The court has ordered that Mr Creigh can be named in media reports on his evidence, but the second accuser cannot be named for legal reasons.

The prosecution argued that Wilson failed to give details to police about a serious crime after Fletcher was arrested in 2004 and went on trial for preying on another boy.

Fletcher was found guilty of nine counts of child sexual abuse and died in prison of a stroke in 2006 while serving an almost eight-year sentence.

Defence lawyers had argued that Wilson could not be found guilty because the case was circumstantial and there was no evidence to prove the archbishop was told about the abuse, believed it was true, or remembered being told about it.

Defence lawyer Stephen Odgers urged the magistrate to take into account that in the 1970s a priest having sex with a boy was not considered a serious indictable offence, the legal basis for the concealment charge against Wilson.

Mr Odgers told the court the abuse would have been viewed as an act of indecency, not indecent assault, if the victim could not prove he had been forced to perform sex acts.

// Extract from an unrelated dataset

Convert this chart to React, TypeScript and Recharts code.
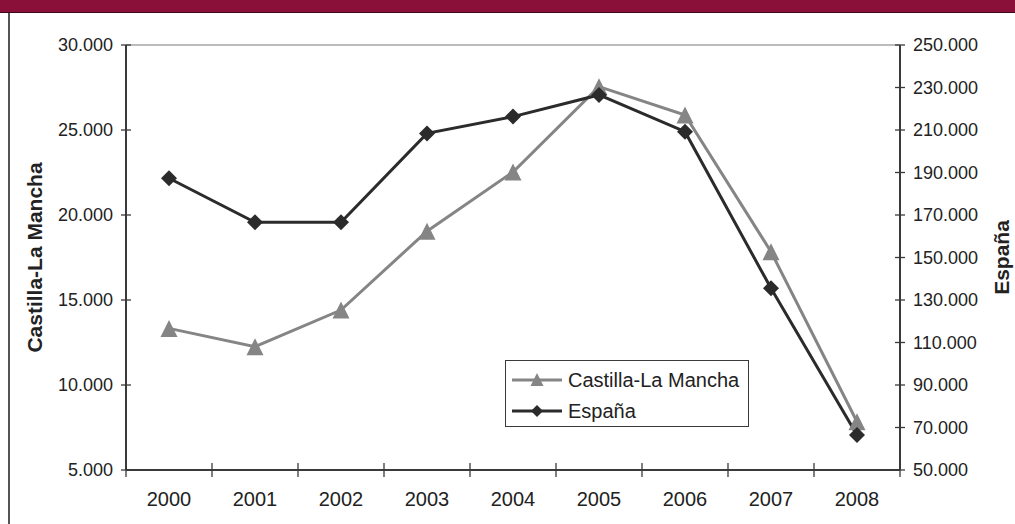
import React from "react";
import { LineChart, Line, XAxis, YAxis, ReferenceLine, Legend } from "recharts";

const years = ["2000", "2001", "2002", "2003", "2004", "2005", "2006", "2007", "2008"];
const castilla = [13330, 12250, 14410, 19050, 22530, 27550, 25880, 17840, 7840];
const espana = [187300, 166600, 166600, 208400, 216300, 226500, 209200, 135500, 66500];
const leftTicks = [5000, 10000, 15000, 20000, 25000, 30000];
const rightTicks = [50000, 70000, 90000, 110000, 130000, 150000, 170000, 190000, 210000, 230000, 250000];

const W = 1015;
const H = 524;
const LEFT_W = 126;
const RIGHT_W = 115;
const BAND = (W - LEFT_W - RIGHT_W) / years.length;

const FONT = '"Liberation Sans", Arial, sans-serif';
const GRAY = "#858585";
const DARK = "#2b2b2b";
const AXIS = "#3a3a3a";
const TEXT = "#222";

const data = years.map((y, i) => ({ year: y, castilla: castilla[i], espana: espana[i] }));

function fmt(v: number) {
  return String(v).replace(/\B(?=(\d{3})+(?!\d))/g, ".");
}

function Triangle(props: any) {
  const { cx, cy, index } = props;
  if (cx == null || cy == null) return null;
  const s = 8.5;
  return (
    <path
      key={`t${index}`}
      d={`M${cx},${cy - s} L${cx + s},${cy + s} L${cx - s},${cy + s} Z`}
      fill={GRAY}
    />
  );
}

function Diamond(props: any) {
  const { cx, cy, index } = props;
  if (cx == null || cy == null) return null;
  const s = 8;
  return (
    <path
      key={`d${index}`}
      d={`M${cx},${cy - s} L${cx + s},${cy} L${cx},${cy + s} L${cx - s},${cy} Z`}
      fill={DARK}
    />
  );
}

function LeftTick(props: any) {
  const { x, y, payload } = props;
  const ax = x + 13;
  return (
    <g>
      <line x1={ax - 5} x2={ax + 5} y1={y} y2={y} stroke={AXIS} strokeWidth={1.3} />
      <text x={x} y={y} dy="0.36em" textAnchor="end" fontSize={18} fill={TEXT} fontFamily={FONT}>
        {fmt(payload.value)}
      </text>
    </g>
  );
}

function RightTick(props: any) {
  const { x, y, payload } = props;
  const ax = x - 13;
  return (
    <g>
      <line x1={ax - 5} x2={ax + 5} y1={y} y2={y} stroke={AXIS} strokeWidth={1.3} />
      <text x={x} y={y} dy="0.36em" textAnchor="start" fontSize={18} fill={TEXT} fontFamily={FONT}>
        {fmt(payload.value)}
      </text>
    </g>
  );
}

function YearTick(props: any) {
  const { x, y, payload, index } = props;
  const ay = y - 29;
  const last = index === years.length - 1;
  return (
    <g>
      <line x1={x - BAND / 2} x2={x - BAND / 2} y1={ay - 7} y2={ay + 7} stroke={AXIS} strokeWidth={1.3} />
      {last && (
        <line x1={x + BAND / 2} x2={x + BAND / 2} y1={ay - 7} y2={ay + 7} stroke={AXIS} strokeWidth={1.3} />
      )}
      <text x={x} y={y} dy="0.36em" textAnchor="middle" fontSize={20} fill={TEXT} fontFamily={FONT}>
        {payload.value}
      </text>
    </g>
  );
}

function axisTitle(value: string, dx: number) {
  return (props: any) => {
    const vb = props.viewBox || {};
    const cx = vb.x + dx;
    const cy = vb.y + vb.height / 2;
    return (
      <text
        x={cx}
        y={cy}
        dy="0.36em"
        textAnchor="middle"
        transform={`rotate(-90 ${cx} ${cy})`}
        fontSize={21}
        fontWeight="bold"
        fill={TEXT}
        fontFamily={FONT}
      >
        {value}
      </text>
    );
  };
}

function LegendBox() {
  const rows = [
    { label: "Castilla-La Mancha", color: GRAY, shape: "triangle" },
    { label: "España", color: DARK, shape: "diamond" },
  ];
  return (
    <div
      style={{
        width: 244,
        height: 67,
        boxSizing: "border-box",
        border: `1px solid ${AXIS}`,
        background: "#fff",
        paddingTop: 3,
        fontFamily: FONT,
      }}
    >
      {rows.map((r) => (
        <div key={r.label} style={{ display: "flex", alignItems: "center", height: 31 }}>
          <svg width={62} height={20} style={{ flex: "none" }}>
            <line x1={6} x2={56} y1={10} y2={10} stroke={r.color} strokeWidth={3} />
            {r.shape === "triangle" ? (
              <path d="M31,3 L37.5,16 L24.5,16 Z" fill={r.color} />
            ) : (
              <path d="M31,4 L37,10 L31,16 L25,10 Z" fill={r.color} />
            )}
          </svg>
          <span style={{ fontSize: 20, color: TEXT, lineHeight: "20px" }}>{r.label}</span>
        </div>
      ))}
    </div>
  );
}

export default function App() {
  return (
    <div style={{ position: "absolute", left: 0, top: 0, width: W, height: H, background: "#fff" }}>
      <div
        style={{
          position: "absolute",
          left: 0,
          top: 0,
          width: W,
          height: 12,
          background: "#8b1039",
          borderBottom: "1px solid #3a0a18",
        }}
      />
      <div style={{ position: "absolute", left: 8, top: 13, width: 1.5, height: H - 13, background: "#555" }} />
      <LineChart width={W} height={H} data={data} margin={{ top: 45, right: 0, bottom: 0, left: 0 }}>
        <XAxis
          dataKey="year"
          height={54}
          padding={{ left: BAND / 2, right: BAND / 2 }}
          tickSize={7}
          tickMargin={22}
          tickLine={false}
          axisLine={{ stroke: AXIS, strokeWidth: 2 }}
          tick={<YearTick />}
          interval={0}
        />
        <YAxis
          yAxisId="left"
          orientation="left"
          width={LEFT_W}
          domain={[5000, 30000]}
          ticks={leftTicks}
          allowDataOverflow
          tickSize={5}
          tickMargin={8}
          tickLine={false}
          axisLine={{ stroke: AXIS, strokeWidth: 2 }}
          tick={<LeftTick />}
          label={{ content: axisTitle("Castilla-La Mancha", 34) }}
        />
        <YAxis
          yAxisId="right"
          orientation="right"
          width={RIGHT_W}
          domain={[50000, 250000]}
          ticks={rightTicks}
          allowDataOverflow
          tickSize={5}
          tickMargin={8}
          tickLine={false}
          axisLine={{ stroke: AXIS, strokeWidth: 2 }}
          tick={<RightTick />}
          label={{ content: axisTitle("España", 101) }}
        />
        <ReferenceLine yAxisId="left" y={30000} stroke="#a6a6a6" strokeWidth={1.5} />
        <Legend
          layout="vertical"
          align="center"
          verticalAlign="middle"
          wrapperStyle={{ left: 505, top: 360, width: 244 }}
          content={() => <LegendBox />}
        />
        <Line
          yAxisId="left"
          dataKey="castilla"
          name="Castilla-La Mancha"
          stroke={GRAY}
          strokeWidth={3}
          dot={Triangle}
          activeDot={false}
          isAnimationActive={false}
        />
        <Line
          yAxisId="right"
          dataKey="espana"
          name="España"
          stroke={DARK}
          strokeWidth={3}
          dot={Diamond}
          activeDot={false}
          isAnimationActive={false}
        />
      </LineChart>
    </div>
  );
}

Mr Creigh told the court he had trusted that Wilson, then an assistant priest, would take action after he told him Fletcher had repeatedly abused him in 1971 when he was 10.

Mr Creigh testified that Wilson had a “look of horror” on his face when told of the abuse, that the clergyman took no action and did not tell police.

The defence did not challenge Mr Creigh’s truthfulness, but raised concerns about the reliability of his memory of what happened in 1976.

The other former altar boy said he was about 11 in 1976 when he went to confession and told Wilson that Fletcher had abused him.

The witness told the court that Wilson refused to believe him because Fletcher “was a good bloke”.

Wilson ordered the boy to get out of the confessional box and say 10 Hail Mary prayers as an act of contrition, the court was told.

Wilson gave evidence last month that he had no memory of seeing the second altar boy at all in 1976 and he would never accuse anyone in the confessional of telling lies.

Former police detective chief inspector Peter Fox, who had previously made public allegations that the church had covered up Fletcher’s crimes, said outside court that he was “delighted” by the verdict because someone in the church was being held to account.

“It’s a major turning point. It’s been very difficult for so many of these witnesses; I can’t tell you how difficult it’s been,” he said.